Total synthesis of biologically active alkaloids using bio-inspired indole oxidation

Abstract

Many tryptophan-based dimeric diketopiperazine (DKP) alkaloids including WIN 64821 and ditryptophenaline, which exhibit fascinating biological activities, have been isolated from fungi. These alkaloids possess a unique architecture; therefore several total syntheses of these compounds have been accomplished via bio-inspired reactions. Despite these elegant strategies, we were convinced that a more direct bio-inspired solution for the preparation of tryptophan-based DKP alkaloids was possible because in a true biosynthesis, direct dimerization of tryptophan occurs in aqueous media without incorporation of a protecting group on the substrates. Thus we developed direct bio-inspired dimerization reactions in aqueous, acidic media, along with a novel biomimetic pathway, to provide C2-symmetric and non-symmetric dimeric compounds from commercially available amine-free tryptophan derivatives using Mn(OAc)3, VOF3, and V2O5 as one-electron oxidants. In addition, concise two-pot or three-step syntheses of the naturally occurring dimeric DKP alkaloids (+)-WIN 64821, (-)-ditryptophenaline, and (+)-naseseazine B were accomplished with total yields of 20%, 13%, and 20%, respectively.

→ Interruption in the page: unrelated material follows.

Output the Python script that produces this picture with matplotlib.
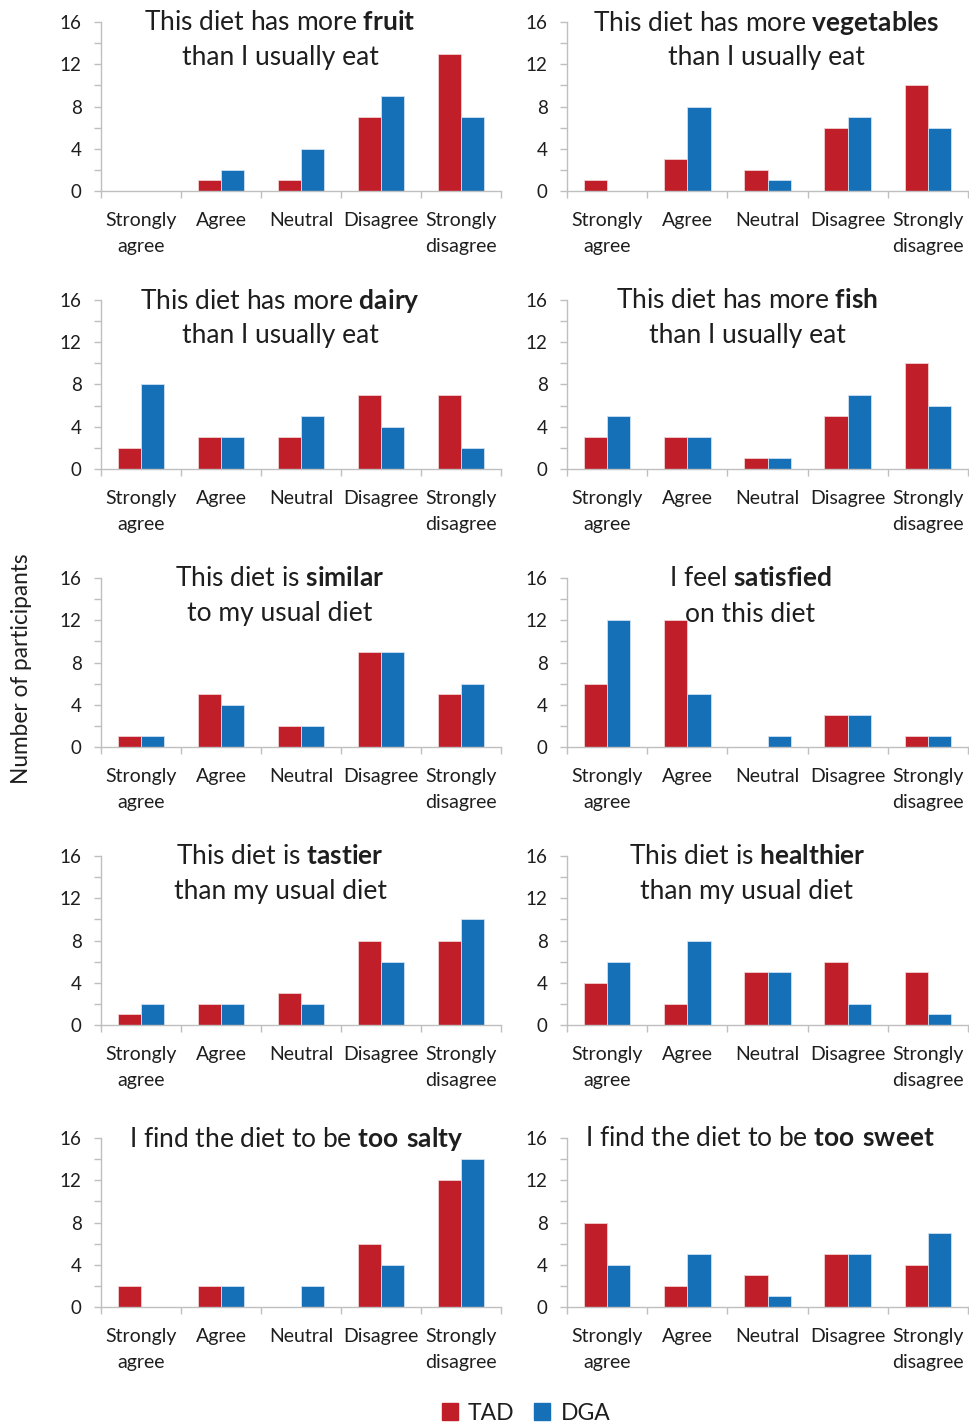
import numpy as np
import matplotlib
matplotlib.use('Agg')
import matplotlib.pyplot as plt
from matplotlib.patches import Patch

plt.rcParams['font.family'] = ['Lato', 'DejaVu Sans']
plt.rcParams['mathtext.fontset'] = 'custom'
plt.rcParams['mathtext.rm'] = 'Lato'
plt.rcParams['mathtext.bf'] = 'Lato:bold'

# categories and series
categories = ['Strongly\nagree', 'Agree', 'Neutral', 'Disagree', 'Strongly\ndisagree']
series_names = ['TAD', 'DGA']

titles = [
    ('This diet has more $\\bf{fruit}$', 'than I usually eat'),
    ('This diet has more $\\bf{vegetables}$', 'than I usually eat'),
    ('This diet has more $\\bf{dairy}$', 'than I usually eat'),
    ('This diet has more $\\bf{fish}$', 'than I usually eat'),
    ('This diet is $\\bf{similar}$', 'to my usual diet'),
    ('I feel $\\bf{satisfied}$', 'on this diet'),
    ('This diet is $\\bf{tastier}$', 'than my usual diet'),
    ('This diet is $\\bf{healthier}$', 'than my usual diet'),
    ('I find the diet to be $\\bf{too\\ salty}$', ''),
    ('I find the diet to be $\\bf{too\\ sweet}$', ''),
]

tad = [
    [0, 1, 1, 7, 13],
    [1, 3, 2, 6, 10],
    [2, 3, 3, 7, 7],
    [3, 3, 1, 5, 10],
    [1, 5, 2, 9, 5],
    [6, 12, 0, 3, 1],
    [1, 2, 3, 8, 8],
    [4, 2, 5, 6, 5],
    [2, 2, 0, 6, 12],
    [8, 2, 3, 5, 4],
]
dga = [
    [0, 2, 4, 9, 7],
    [0, 8, 1, 7, 6],
    [8, 3, 5, 4, 2],
    [5, 3, 1, 7, 6],
    [1, 4, 2, 9, 6],
    [12, 5, 1, 3, 1],
    [2, 2, 2, 6, 10],
    [6, 8, 5, 2, 1],
    [0, 2, 2, 4, 14],
    [4, 5, 1, 5, 7],
]

red = '#C01F2A'
blue = '#1570B8'
gray = '#BFBFBF'
txt = '#1E1E1E'

W, H = 969, 1424
fig = plt.figure(figsize=(W / 100, H / 100), dpi=100)

col_x = [(101, 501), (567, 968)]
row_top = [22, 300, 578, 856, 1138]
ax_h = 169
title_x = [280, 766, 280, 747, 280, 750, 280, 747, 296, 760]

x = np.arange(len(categories))
w = 0.29

for k in range(10):
    r, c = divmod(k, 2)
    x0, x1 = col_x[c]
    top = row_top[r]
    ax = fig.add_axes([x0 / W, 1 - (top + ax_h) / H, (x1 - x0) / W, ax_h / H])
    ax.bar(x - w / 2, tad[k], w, color=red, edgecolor='#F2D0D2', linewidth=0.6)
    ax.bar(x + w / 2, dga[k], w, color=blue, edgecolor='#CFE2F2', linewidth=0.6)
    ax.set_xlim(-0.5, 4.5)
    ax.set_ylim(0, 16)
    for s in ['top', 'right']:
        ax.spines[s].set_visible(False)
    for s in ['left', 'bottom']:
        ax.spines[s].set_color(gray)
        ax.spines[s].set_linewidth(1)
    ax.set_yticks([0, 4, 8, 12, 16])
    ax.set_yticks([2, 6, 10, 14], minor=True)
    ax.tick_params(axis='y', which='both', direction='out', length=5, width=1,
                   color=gray, labelsize=13.5, labelcolor=txt, pad=9)
    ax.set_xticks(np.arange(-0.5, 5, 1))
    ax.set_xticklabels([])
    ax.set_xticks(x, minor=True)
    ax.set_xticklabels(categories, minor=True, linespacing=1.62)
    ax.tick_params(axis='x', which='major', direction='out', length=5, width=1, color=gray)
    ax.tick_params(axis='x', which='minor', length=0, labelsize=14, labelcolor=txt, pad=15)
    ax.set_axisbelow(True)

    l1, l2 = titles[k]
    fig.text(title_x[k] / W, 1 - (top + 1) / H, l1, ha='center', va='center',
             fontsize=19, color=txt)
    if l2:
        fig.text(title_x[k] / W, 1 - (top + 36) / H, l2, ha='center', va='center',
                 fontsize=19, color=txt)

fig.text(22 / W, 1 - 669 / H, 'Number of participants', rotation=90,
         ha='center', va='center', fontsize=16.3, color=txt)

handles = [Patch(color=red, label=series_names[0]), Patch(color=blue, label=series_names[1])]
fig.legend(handles=handles, loc='center', bbox_to_anchor=(526 / W, 1 - 1413 / H), ncol=2,
           frameon=False, fontsize=16.5, handlelength=0.7, handleheight=0.7,
           handletextpad=0.45, columnspacing=0.85, labelcolor=txt)

fig.savefig('out.png', dpi=100)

The present synthesis has several noteworthy features: 1) the tryptophan-based C2-symmetric and non-symmetric dimeric key intermediates can be prepared on a multigram scale in one step; 2) the developed oxidation reaction was carried out in aqueous, acidic solution without deactivation of the metal oxidants; 3) protection of the primary amine can be avoided by salt formation in aqueous acid; 4) for the total two-pot operation, the reaction media are environmentally friendly water and ethanol; 5) satisfactory total yields are obtained compared with previously reported syntheses.